Nothing outside of the Son gave him life; the Father alone did as the Father alone possesses life in himself. But he shares that life with his Son. For this reason, the Son too has life in himself.

The life in God is his relations

Since God has life in himself, he has no need for outside support. He has his being from himself or in himself. Theologians call this aseity. In Latin, a means “from” while se means “self.” God has life from himself.

Yet this doctrine by no means signifies some dry reality that God is not his creation and so is distinct. Certainly, that is an implication. But that is a modern emphasis in theology. The older ways are much more vibrant.

God’s aseity means that he has life in his trinitarian relations. As John Webster has written, “Aseity is life” (2016: 19). The Father eternally generates the Son. He eternally, always, and outside of when and where gives the Son life in himself. The Spirit likewise spirates from the Father through the Son. The Spirit too gives life (John 6:63). The Spirit, that sign of love, perfects the single movement of God in himself. “The self-existence of the triune God,” writes Webster, “is his existence in the personal, internal activities of God” (2016: 20)

The being of God is abundant life. He has it in himself.

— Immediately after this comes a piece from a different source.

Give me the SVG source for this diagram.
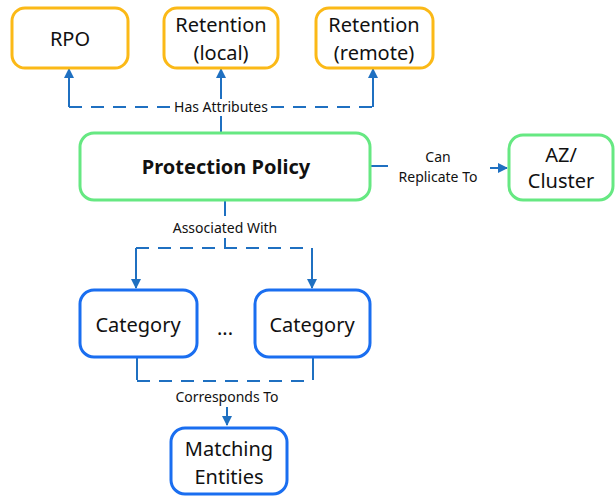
<svg xmlns="http://www.w3.org/2000/svg" width="616" height="497" viewBox="0 0 616 497">
<defs>
<marker id="ah" viewBox="0 0 10 10" refX="9" refY="5" markerWidth="10" markerHeight="10" markerUnits="userSpaceOnUse" orient="auto">
<path d="M0,0 L10,5 L0,10 Z" fill="#1F70C1"/>
</marker>
<style>
.box{fill:#fff;stroke-width:3}
.or{stroke:#FBB917}
.gr{stroke:#66E882}
.bl{stroke:#1A6EF0}
.t{font-family:"Noto Sans","Liberation Sans",sans-serif;font-size:20px;fill:#111;text-anchor:middle;dominant-baseline:central}
.b{font-weight:bold}
.l{font-family:"Noto Sans","Liberation Sans",sans-serif;font-size:14px;fill:#111;text-anchor:middle;dominant-baseline:central}
.c{fill:none;stroke:#1F70C1;stroke-width:2}
.d{stroke-dasharray:13 9}
</style>
</defs>
<g id="connectors">
<path class="c d" d="M69,107 H171"/>
<path class="c d" d="M271,107 H373"/>
<path class="c" d="M69,107 V69" marker-end="url(#ah)"/>
<path class="c" d="M221,133 V116"/>
<path class="c" d="M221,99 V69" marker-end="url(#ah)"/>
<path class="c" d="M373,107 V69" marker-end="url(#ah)"/>
<path class="c" d="M370,166 H388"/>
<path class="c" d="M490,168 H507" marker-end="url(#ah)"/>
<path class="c" d="M225,200 V216"/>
<path class="c" d="M225,238 V248"/>
<path class="c d" d="M136,248 H312"/>
<path class="c" d="M136,248 V288" marker-end="url(#ah)"/>
<path class="c" d="M312,248 V288" marker-end="url(#ah)"/>
<path class="c" d="M137,358 V380"/>
<path class="c" d="M313,358 V380"/>
<path class="c d" d="M137,381 H313"/>
<path class="c" d="M227,407 V425" marker-end="url(#ah)"/>
<text class="l" x="221" y="106">Has Attributes</text>
<text class="l" x="438" y="156">Can</text>
<text class="l" x="438" y="176">Replicate To</text>
<text class="l" x="225" y="227">Associated With</text>
<text class="l" x="227" y="396">Corresponds To</text>
</g>
<g id="rpo"><rect class="box or" x="12" y="8" width="116" height="60" rx="13"/><text class="t" x="70" y="38">RPO</text></g>
<g id="ret-local"><rect class="box or" x="164" y="8" width="114" height="60" rx="13"/><text class="t" x="221" y="24">Retention</text><text class="t" x="221" y="52">(local)</text></g>
<g id="ret-remote"><rect class="box or" x="316" y="8" width="117" height="60" rx="13"/><text class="t" x="374" y="24">Retention</text><text class="t" x="374" y="52">(remote)</text></g>
<g id="policy"><rect class="box gr" x="80" y="133" width="290" height="67" rx="14"/><text class="t b" x="226" y="166">Protection Policy</text></g>
<g id="az"><rect class="box gr" x="509" y="135" width="104" height="65" rx="14"/><text class="t" x="561" y="154">AZ/</text><text class="t" x="561" y="180">Cluster</text></g>
<g id="cat1"><rect class="box bl" x="80" y="290" width="117" height="67" rx="14"/><text class="t" x="138" y="324">Category</text></g>
<g id="dots"><text class="t" x="225" y="327">...</text></g>
<g id="cat2"><rect class="box bl" x="255" y="290" width="115" height="67" rx="14"/><text class="t" x="312" y="324">Category</text></g>
<g id="entities"><rect class="box bl" x="171" y="428" width="116" height="66" rx="14"/><text class="t" x="229" y="448">Matching</text><text class="t" x="229" y="476">Entities</text></g>
</svg>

And his life means that God fittingly created us for life

By nature, God is life. He is life in himself by eternally begetting, being begotten, and spirating. The Father eternally begets the Son and spirates the Spirit, the Son eternally is begotten, and the Spirit eternally is spirated. This triune activity is God’s life. The invisible and immaterial life-giving nature of God means that he fittingly created the ages. He is who is life gives life.

That is who God is.

Small wonder then that he takes no delight death, even the death of the wicked: “As I live, declares the Lord GOD, I have no pleasure in the death of the wicked, but that the wicked turn from his way and live” (Ezek 33:11). As God lives, who has life in himself, he has no pleasure in the death of the wicked. He wants them to live. He wants them to have life—that is, the life of God.

John explains, “And this is the testimony, that God gave us eternal life, and this life is in his Son. Whoever has the Son has life; whoever does not have the Son of God does not have life.” (1 John 5:11–12). The life that God has in himself which is vibrant and full is granted to us, his creatures.

God’s aseity is why he gives life, salvation to the world

What we must conclude then is that “aseity is as it were the eternal impetus of the Son’s life-giving mission of salvation” (Webster 2016: 26 [he summarizes Augustine here]). God sent his Son into the word to save it by granting it eternal life which is the life that God has in himself. He did it simply because that is who God is. He is the fullness of life.

This is why, for example, the Father fittingly sent the Son to give life by the Spirit. The triune God’s life in itself which is paternity, filiation, and spiration comes to his creatures so that we might have abundant life.

So when we see Christ who is our life (Col 3:4), we will confess “For with you is the fountain of life” (Ps 36:9). And this fountain will satiate us forever because, as Jesus says, “Everyone who drinks of this water will be thirsty again, but whoever drinks of the water that I will give him will never be thirsty again. The water that I will give him will become in him a spring of water welling up to eternal life” (John 4:13–14).

Knowing that God is life means that you can be confident that God will give you life. That is who he is. Doubts cease when you know that God’s unchangeable nature is to be life. If he has promised life everlasting, there is no way he can lie. He is who he is. And that is the greatest blessing that we could ever hope for.